═════ Data
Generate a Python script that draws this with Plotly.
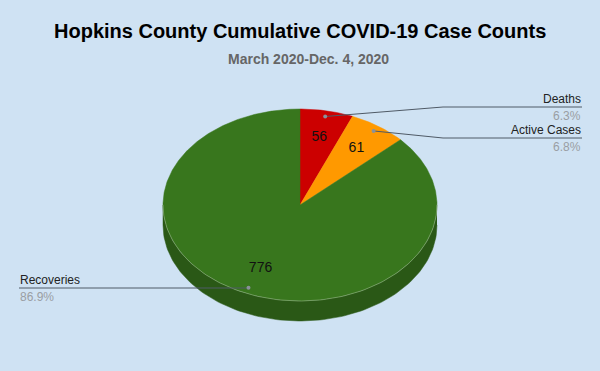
import numpy as np
import plotly.graph_objects as go

# ---- data ----
labels = ["Deaths", "Active Cases", "Recoveries"]
values = [56, 61, 776]
colors = ["#cc0000", "#ff9900", "#38761d"]
side_colors = ["#9a0000", "#c27400", "#2a5816"]
title = "Hopkins County Cumulative COVID-19 Case Counts"
subtitle = "March 2020-Dec. 4, 2020"

# ---- layout constants (pixel space) ----
W, H = 600, 371
CX, CY, RX, RY, DEPTH = 300, 205, 137, 96, 20
BG = "#cfe2f3"
FONT = "Arial, Liberation Sans, sans-serif"
LINE_COL = "#4f5a66"

total = float(sum(values))
fracs = [v / total for v in values]
starts = np.cumsum([0] + fracs[:-1]) * 360.0
ends = np.cumsum(fracs) * 360.0


def pt(theta, f=1.0, dy=0.0):
    t = np.radians(theta)
    return CX + f * RX * np.sin(t), CY - f * RY * np.cos(t) + dy


fig = go.Figure()

# side walls (visible front half: 90..270 degrees)
for s, e, c in zip(starts, ends, side_colors):
    a, b = max(s, 90), min(e, 270)
    if b <= a:
        continue
    th = np.linspace(a, b, 120)
    xt, yt = pt(th)
    xb, yb = pt(th[::-1], dy=DEPTH)
    fig.add_trace(go.Scatter(
        x=np.concatenate([xt, xb]), y=np.concatenate([yt, yb]),
        mode="lines", fill="toself", fillcolor=c,
        line=dict(color=c, width=0.5), hoverinfo="skip", showlegend=False))

# top wedges
for s, e, c in zip(starts, ends, colors):
    th = np.linspace(s, e, max(4, int((e - s) * 2)))
    xa, ya = pt(th)
    fig.add_trace(go.Scatter(
        x=np.concatenate([[CX], xa, [CX]]), y=np.concatenate([[CY], ya, [CY]]),
        mode="lines", fill="toself", fillcolor=c,
        line=dict(color=c, width=0.5), hoverinfo="skip", showlegend=False))

# faint highlight on front rim
th = np.linspace(90, 270, 120)
xr, yr = pt(th)
fig.add_trace(go.Scatter(x=xr, y=yr, mode="lines",
                         line=dict(color="rgba(255,255,255,0.35)", width=0.8),
                         hoverinfo="skip", showlegend=False))

# value labels inside slices
mids = (starts + ends) / 2.0
vx, vy = pt(mids, f=0.72)
fig.add_trace(go.Scatter(
    x=vx, y=vy, mode="text", text=[str(v) for v in values],
    textfont=dict(family=FONT, size=14, color="#111111"),
    hoverinfo="skip", showlegend=False))

# leader lines + labels
dx, dy = pt(mids, f=0.94)
label_side = ["right", "right", "left"]
line_y = [107, 138, 288]
elbow_x = [443, 443, None]
for i, lab in enumerate(labels):
    if label_side[i] == "right":
        xs = [dx[i], elbow_x[i], 582]
        ys = [dy[i], line_y[i], line_y[i]]
        ax, anc = 582, "right"
    else:
        xs = [dx[i], 19]
        ys = [line_y[i], line_y[i]]
        ax, anc = 19, "left"
    fig.add_trace(go.Scatter(x=xs, y=ys, mode="lines",
                             line=dict(color=LINE_COL, width=1),
                             hoverinfo="skip", showlegend=False))
    fig.add_annotation(x=ax, y=line_y[i] - 0.5, xref="x", yref="y", text=lab,
                       showarrow=False, xanchor=anc, yanchor="bottom", borderpad=0,
                       font=dict(family=FONT, size=12, color="#222222"))
    fig.add_annotation(x=ax, y=line_y[i] + 0.5, xref="x", yref="y",
                       text=f"{fracs[i]*100:.1f}%", borderpad=0,
                       showarrow=False, xanchor=anc, yanchor="top",
                       font=dict(family=FONT, size=12, color="#9a9ea3"))

fig.add_trace(go.Scatter(x=dx, y=dy, mode="markers",
                         marker=dict(color="#8a9199", size=4),
                         hoverinfo="skip", showlegend=False))

# titles
fig.add_annotation(x=300, y=31, xref="x", yref="y", text=f"<b>{title}</b>",
                   showarrow=False, xanchor="center", yanchor="middle",
                   font=dict(family=FONT, size=20, color="#000000"))
fig.add_annotation(x=308, y=59, xref="x", yref="y", text=f"<b>{subtitle}</b>",
                   showarrow=False, xanchor="center", yanchor="middle",
                   font=dict(family=FONT, size=14, color="#666666"))

fig.update_layout(
    width=W, height=H, margin=dict(l=0, r=0, t=0, b=0),
    paper_bgcolor=BG, plot_bgcolor=BG,
    xaxis=dict(range=[0, W], visible=False, fixedrange=True),
    yaxis=dict(range=[H, 0], visible=False, fixedrange=True),
    showlegend=False,
)

fig.write_html("out.html", config={"displayModeBar": False},
               post_script="document.body.style.margin='0';document.body.style.background='#cfe2f3';")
══════════
▶ **Exercise brief**: Leave out the pictures and give the listing above again exactly.

▶ **Written solution**:
Generate a Python script that draws this with Plotly.
import numpy as np
import plotly.graph_objects as go

# ---- data ----
labels = ["Deaths", "Active Cases", "Recoveries"]
values = [56, 61, 776]
colors = ["#cc0000", "#ff9900", "#38761d"]
side_colors = ["#9a0000", "#c27400", "#2a5816"]
title = "Hopkins County Cumulative COVID-19 Case Counts"
subtitle = "March 2020-Dec. 4, 2020"

# ---- layout constants (pixel space) ----
W, H = 600, 371
CX, CY, RX, RY, DEPTH = 300, 205, 137, 96, 20
BG = "#cfe2f3"
FONT = "Arial, Liberation Sans, sans-serif"
LINE_COL = "#4f5a66"

total = float(sum(values))
fracs = [v / total for v in values]
starts = np.cumsum([0] + fracs[:-1]) * 360.0
ends = np.cumsum(fracs) * 360.0


def pt(theta, f=1.0, dy=0.0):
    t = np.radians(theta)
    return CX + f * RX * np.sin(t), CY - f * RY * np.cos(t) + dy


fig = go.Figure()

# side walls (visible front half: 90..270 degrees)
for s, e, c in zip(starts, ends, side_colors):
    a, b = max(s, 90), min(e, 270)
    if b <= a:
        continue
    th = np.linspace(a, b, 120)
    xt, yt = pt(th)
    xb, yb = pt(th[::-1], dy=DEPTH)
    fig.add_trace(go.Scatter(
        x=np.concatenate([xt, xb]), y=np.concatenate([yt, yb]),
        mode="lines", fill="toself", fillcolor=c,
        line=dict(color=c, width=0.5), hoverinfo="skip", showlegend=False))

# top wedges
for s, e, c in zip(starts, ends, colors):
    th = np.linspace(s, e, max(4, int((e - s) * 2)))
    xa, ya = pt(th)
    fig.add_trace(go.Scatter(
        x=np.concatenate([[CX], xa, [CX]]), y=np.concatenate([[CY], ya, [CY]]),
        mode="lines", fill="toself", fillcolor=c,
        line=dict(color=c, width=0.5), hoverinfo="skip", showlegend=False))

# faint highlight on front rim
th = np.linspace(90, 270, 120)
xr, yr = pt(th)
fig.add_trace(go.Scatter(x=xr, y=yr, mode="lines",
                         line=dict(color="rgba(255,255,255,0.35)", width=0.8),
                         hoverinfo="skip", showlegend=False))

# value labels inside slices
mids = (starts + ends) / 2.0
vx, vy = pt(mids, f=0.72)
fig.add_trace(go.Scatter(
    x=vx, y=vy, mode="text", text=[str(v) for v in values],
    textfont=dict(family=FONT, size=14, color="#111111"),
    hoverinfo="skip", showlegend=False))

# leader lines + labels
dx, dy = pt(mids, f=0.94)
label_side = ["right", "right", "left"]
line_y = [107, 138, 288]
elbow_x = [443, 443, None]
for i, lab in enumerate(labels):
    if label_side[i] == "right":
        xs = [dx[i], elbow_x[i], 582]
        ys = [dy[i], line_y[i], line_y[i]]
        ax, anc = 582, "right"
    else:
        xs = [dx[i], 19]
        ys = [line_y[i], line_y[i]]
        ax, anc = 19, "left"
    fig.add_trace(go.Scatter(x=xs, y=ys, mode="lines",
                             line=dict(color=LINE_COL, width=1),
                             hoverinfo="skip", showlegend=False))
    fig.add_annotation(x=ax, y=line_y[i] - 0.5, xref="x", yref="y", text=lab,
                       showarrow=False, xanchor=anc, yanchor="bottom", borderpad=0,
                       font=dict(family=FONT, size=12, color="#222222"))
    fig.add_annotation(x=ax, y=line_y[i] + 0.5, xref="x", yref="y",
                       text=f"{fracs[i]*100:.1f}%", borderpad=0,
                       showarrow=False, xanchor=anc, yanchor="top",
                       font=dict(family=FONT, size=12, color="#9a9ea3"))

fig.add_trace(go.Scatter(x=dx, y=dy, mode="markers",
                         marker=dict(color="#8a9199", size=4),
                         hoverinfo="skip", showlegend=False))

# titles
fig.add_annotation(x=300, y=31, xref="x", yref="y", text=f"<b>{title}</b>",
                   showarrow=False, xanchor="center", yanchor="middle",
                   font=dict(family=FONT, size=20, color="#000000"))
fig.add_annotation(x=308, y=59, xref="x", yref="y", text=f"<b>{subtitle}</b>",
                   showarrow=False, xanchor="center", yanchor="middle",
                   font=dict(family=FONT, size=14, color="#666666"))

fig.update_layout(
    width=W, height=H, margin=dict(l=0, r=0, t=0, b=0),
    paper_bgcolor=BG, plot_bgcolor=BG,
    xaxis=dict(range=[0, W], visible=False, fixedrange=True),
    yaxis=dict(range=[H, 0], visible=False, fixedrange=True),
    showlegend=False,
)

fig.write_html("out.html", config={"displayModeBar": False},
               post_script="document.body.style.margin='0';document.body.style.background='#cfe2f3';")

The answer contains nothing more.